Episode 4: Plotting a course

At the beginning of my second month, I had clarity on my immediate expectations from my manager.  Additionally, all of the team’s emergent work was being managed through a Service Level Agreement with assigned deadlines for all incoming requests.  With clarity provided, my focus turned to our tri-annual project planning process.
To begin my preparations for the tri-annual project planning, I started by organizing all the team projects into a central location in OneNote.  Active projects where pulled from other places in OneNote, TFS, and people’s heads.  When everything was collected there were a total of 51 active projects.  Fifty-one active efforts for seven team members, that’s more than seven per employee!  How on earth could anyone function with seven active projects?  As I dug deeper, I began to discover that there was some serious house cleaning that needed to happen.  Many of the projects were in fact completed, some years ago.  Some projects were so small that they really were not worth the effort it would take to plan them out, so we started working on them through the Service Level Agreement.  Finally some of these projects were still only ideas and in a planning phase.  After cleaning up everything, I was left with about 30 projects to plan out for a team of 6 for 2016.   With all the active and anticipated projects defined in a central location, my next effort was to standardize the way that  our project work was tracked and documented.  This was not a difficult as you may thing because many people were already using OneNote and the tool for documenting their project work.  Each project had a documentation hub created (a section in OneNote,) and each project was given a project work item in TFS (for work tracking.)  With this base established I could now have an intelligent conversation with my business partners about what projects we should be undertaking for them in 2016.

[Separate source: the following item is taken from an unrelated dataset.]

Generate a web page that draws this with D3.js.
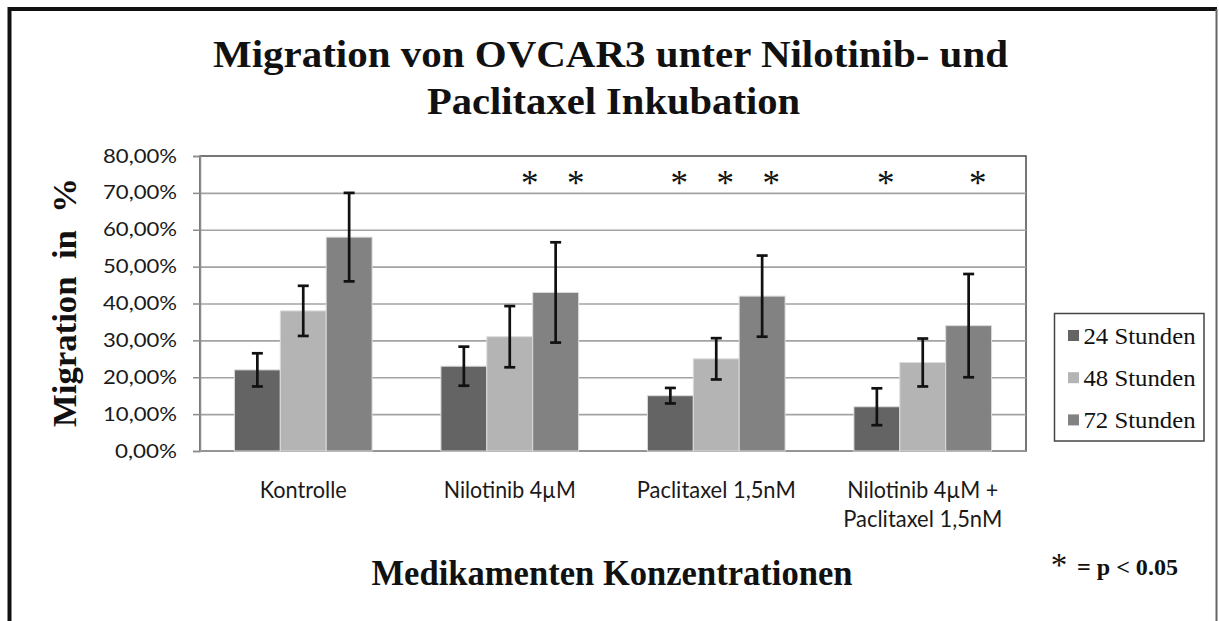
<!DOCTYPE html>
<html>
<head>
<meta charset="utf-8">
<script src="https://cdn.jsdelivr.net/npm/d3@7"></script>
<style>
  html, body { margin: 0; padding: 0; background: #fff; }
  svg { display: block; }
</style>
</head>
<body>
<svg id="chart" width="1219" height="621"></svg>
<script>
// ---- data ----
const categories = ["Kontrolle", "Nilotinib 4µM", "Paclitaxel 1,5nM", "Nilotinib 4µM + Paclitaxel 1,5nM"];
const series = ["24 Stunden", "48 Stunden", "72 Stunden"];
const values24 = [0.22, 0.23, 0.15, 0.12];
const values48 = [0.38, 0.31, 0.25, 0.24];
const values72 = [0.58, 0.43, 0.42, 0.34];
const errors24 = [0.045, 0.053, 0.021, 0.050];
const errors48 = [0.068, 0.083, 0.056, 0.065];
const errors72 = [0.120, 0.136, 0.110, 0.140];
const significant24 = [false, false, true, true];
const significant48 = [false, true, true, false];
const significant72 = [false, true, true, true];
const yTicks = [0, 0.1, 0.2, 0.3, 0.4, 0.5, 0.6, 0.7, 0.8];
const titleLines = ["Migration von OVCAR3 unter Nilotinib- und", "Paclitaxel Inkubation"];
const yTitle = "Migration\u00a0 in\u00a0 %";
const xTitle = "Medikamenten Konzentrationen";
const sigNote = "= p < 0.05";

// ---- layout & style ----
const serif = "'Liberation Serif', 'Times New Roman', serif";
const sans = "Lato, 'Open Sans', sans-serif";
const colors = ["#646464", "#b4b4b4", "#828282"];
const plot = { left: 200, right: 1026, top: 156, bottom: 451 };

const valuesBySeries = [values24, values48, values72];
const errorsBySeries = [errors24, errors48, errors72];
const sigBySeries = [significant24, significant48, significant72];

const rows = categories.map((c, i) => ({
  category: c,
  bars: series.map((s, j) => ({
    category: c, series: s, si: j,
    value: valuesBySeries[j][i],
    err: errorsBySeries[j][i],
    sig: sigBySeries[j][i]
  }))
}));

const svg = d3.select("#chart");

// fit a text element to an exact width
function fit(sel, w) {
  sel.attr("textLength", w).attr("lengthAdjust", "spacingAndGlyphs");
  return sel;
}

// outer frame
svg.append("path").attr("d", "M9.5,621 V9 H1217").attr("fill", "none")
  .attr("stroke", "#111").attr("stroke-width", 4);
svg.append("line").attr("x1", 1216.5).attr("x2", 1216.5).attr("y1", 9).attr("y2", 621)
  .attr("stroke", "#666").attr("stroke-width", 2);

// scales
const x = d3.scaleBand().domain(categories).range([plot.left, plot.right]).padding(0);
const bw = x.bandwidth();
const barW = bw / 4.5;
const xs = d3.scaleBand().domain(series).range([barW * 0.75, bw - barW * 0.75]).padding(0);
const y = d3.scaleLinear().domain([0, 0.8]).range([plot.bottom, plot.top]);

const locale = d3.formatLocale({ decimal: ",", thousands: ".", grouping: [3], currency: ["", " €"] });
const pct = locale.format(".2%");

// plot frame (top & right darker)
svg.append("rect").attr("x", plot.left).attr("y", plot.top)
  .attr("width", plot.right - plot.left).attr("height", plot.bottom - plot.top)
  .attr("fill", "#fff").attr("stroke", "#4a4a4a").attr("stroke-width", 1.5);

// gridlines
const grid = svg.append("g").attr("transform", `translate(${plot.left},0)`)
  .call(d3.axisLeft(y).tickValues(yTicks.slice(1, -1)).tickSize(-(plot.right - plot.left)).tickFormat(""));
grid.select(".domain").remove();
grid.selectAll(".tick line").attr("stroke", "#a3a3a3").attr("stroke-width", 1.6);

// y axis
const yAxis = svg.append("g").attr("transform", `translate(${plot.left},0)`)
  .call(d3.axisLeft(y).tickValues(yTicks).tickSize(7).tickPadding(16).tickFormat(pct));
yAxis.select(".domain").attr("stroke", "#8c8c8c").attr("stroke-width", 1.5);
yAxis.selectAll(".tick line").attr("stroke", "#8c8c8c").attr("stroke-width", 1.5);
yAxis.selectAll(".tick text")
  .attr("font-family", sans).attr("font-size", 19).attr("fill", "#1a1a1a")
  .each(function (d) {
    const w = d >= 0.1 ? 74 : 62;
    fit(d3.select(this), w);
  });

// x axis line
svg.append("line").attr("x1", plot.left).attr("x2", plot.right)
  .attr("y1", plot.bottom).attr("y2", plot.bottom)
  .attr("stroke", "#a0a0a0").attr("stroke-width", 1.6);

// bars
const groups = svg.append("g").selectAll("g").data(rows).join("g")
  .attr("transform", d => `translate(${x(d.category)},0)`);

groups.selectAll("rect").data(d => d.bars).join("rect")
  .attr("x", d => xs(d.series))
  .attr("y", d => y(d.value))
  .attr("width", xs.bandwidth())
  .attr("height", d => y(0) - y(d.value))
  .attr("fill", d => colors[d.si])
  .attr("stroke", "#dcdcdc").attr("stroke-width", 1);

// error bars
const eb = groups.selectAll("g.err").data(d => d.bars).join("g").attr("class", "err")
  .attr("stroke", "#111").attr("stroke-width", 2.7);
eb.append("line")
  .attr("x1", d => xs(d.series) + xs.bandwidth() / 2).attr("x2", d => xs(d.series) + xs.bandwidth() / 2)
  .attr("y1", d => y(d.value + d.err)).attr("y2", d => y(d.value - d.err));
[1, -1].forEach(s => {
  eb.append("line")
    .attr("x1", d => xs(d.series) + xs.bandwidth() / 2 - 5.5).attr("x2", d => xs(d.series) + xs.bandwidth() / 2 + 5.5)
    .attr("y1", d => y(d.value + s * d.err)).attr("y2", d => y(d.value + s * d.err));
});

// significance marks
const starNudge = { "Nilotinib 4µM": 20 };
groups.selectAll("text.star").data(d => d.bars.filter(b => b.sig)).join("text")
  .attr("class", "star")
  .attr("x", d => xs(d.series) + xs.bandwidth() / 2 + (starNudge[d.category] ?? 9))
  .attr("y", 195)
  .attr("text-anchor", "middle")
  .attr("font-family", serif).attr("font-size", 35).attr("fill", "#111")
  .text("*");

// category labels
groups.each(function (d) {
  const g = d3.select(this);
  const lines = d.category.includes(" + ")
    ? [d.category.split(" + ")[0] + " +", d.category.split(" + ")[1]]
    : [d.category];
  const widths = { "Kontrolle": 87, "Nilotinib 4µM": 132, "Paclitaxel 1,5nM": 159, "Nilotinib 4µM +": 151 };
  lines.forEach((ln, k) => {
    fit(g.append("text")
      .attr("x", bw / 2).attr("y", 498 + k * 28.5)
      .attr("text-anchor", "middle")
      .attr("font-family", sans).attr("font-size", 23).attr("fill", "#1a1a1a")
      .text(ln), widths[ln]);
  });
});

// title
fit(svg.append("text").attr("x", 610.5).attr("y", 66.5).attr("text-anchor", "middle")
  .attr("font-family", serif).attr("font-weight", "bold").attr("font-size", 37).attr("fill", "#111")
  .text(titleLines[0]), 795);
fit(svg.append("text").attr("x", 613.5).attr("y", 113.5).attr("text-anchor", "middle")
  .attr("font-family", serif).attr("font-weight", "bold").attr("font-size", 37).attr("fill", "#111")
  .text(titleLines[1]), 373);

// axis titles
fit(svg.append("text").attr("transform", "translate(76,302.5) rotate(-90)").attr("text-anchor", "middle")
  .attr("font-family", serif).attr("font-weight", "bold").attr("font-size", 34).attr("fill", "#111")
  .text(yTitle), 249);
fit(svg.append("text").attr("x", 612).attr("y", 585).attr("text-anchor", "middle")
  .attr("font-family", serif).attr("font-weight", "bold").attr("font-size", 35).attr("fill", "#111")
  .text(xTitle), 481);

// legend
const legend = svg.append("g");
legend.append("rect").attr("x", 1054.5).attr("y", 313.5).attr("width", 149.5).attr("height", 127.5)
  .attr("fill", "#fff").attr("stroke", "#444").attr("stroke-width", 1.5);
series.forEach((s, j) => {
  const base = 344 + j * 42.2;
  legend.append("rect").attr("x", 1068).attr("y", base - 14).attr("width", 11).attr("height", 11)
    .attr("fill", colors[j]);
  fit(legend.append("text").attr("x", 1083.5).attr("y", base)
    .attr("font-family", serif).attr("font-size", 23.5).attr("fill", "#111").text(s), 112);
});

// significance note
svg.append("text").attr("x", 1059).attr("y", 576).attr("text-anchor", "middle")
  .attr("font-family", serif).attr("font-size", 33).attr("fill", "#111").text("*");
fit(svg.append("text").attr("x", 1077).attr("y", 575)
  .attr("font-family", serif).attr("font-weight", "bold").attr("font-size", 23).attr("fill", "#111")
  .text(sigNote), 101);
</script>
</body>
</html>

The Tri-Annual update has its roots with our former CIO.  This originally started as a quarterly update the Information Services gave to each of the other 6 divisions at Associated Electric to update them on the various projects that IS was undertaking on their behalf.  This started as a communication tool that our CEO implemented to improve communication and collaboration between IS and the other divisions.  Today, under the leadership of our current CIO, it is an open forum to present Information Services’ KPI and gain alignment on our project plan.  To create an initial project plan for the different divisions we estimate the size of each project using “Project Points.”  There’s a complicated formula that determined the definition of a Project Point but the simple explanation is that one point is about 100 man hours of effort.  Each business division is assigned a budget of project points based on their needs and the amount of time that the team was able to on projects in the last 4 months.  With size estimates and budgets, we simply let our business partners elect how to spend their points, see below.  The output of this exercise is the proposed project plan for the next 12 months.
At the end of the planning session a project plan document is produced and that is then distributed to the managers of the business unit for their review.  Immediately before the start of the new trimester (December 1st) the CIO and the IS management team meet with the director and managers of the business unit in the “Tri-Annual Update Meeting.”  Two of the business units that I support are fairly small and they do not have many projects to discuss so the updates to those two groups focused on the IT group and my team and how well we were resolving their support requests.  The Accounting and Finance division is the largest business unit that I support and, as such, they have the most needs from my development staff.  In addition, I had just lost a member of the development staff that historically supported accounting to Michael’s team as back fill for me leaving.  This meeting was fairly tense.  I was leading the conversation on the project plan and there was two points of contention, first a single project on the plan was taking over half of their available project points for 2016 and second, they didn’t feel they were given enough project capacity.  I directed the latter part of the conversation around the fact that capacity was governed by team members and now the aggregate team was down two team members (one for the back fill and one vacancy that was dedicated to SharePoint.)  The conversation lasted over an hour and a half and led to some very good discussions about how accounting should best spend their project points.  At the end, my liaison and I left needing to do a little of revision to our project plan but all the managers were agreeable to that plan.
I have two lessons to share from this part of my experience, first the importance of preparation.  I spend many days reviewing, pruning and cleaning up the documentation related to all of the team’s projects.  This was time well spent and it made the planning sessions and the actual updates fairly easy and empowered me to speak knowledgeably on all areas of my new team.  Second, in difficult conversations, stay focused on the facts.  The accounting team was, understandably, unhappy with the loss of capacity from my team, but keeping them focused on the facts and the why helped smooth that conversation over and kept us focused on the important parts of the conversation.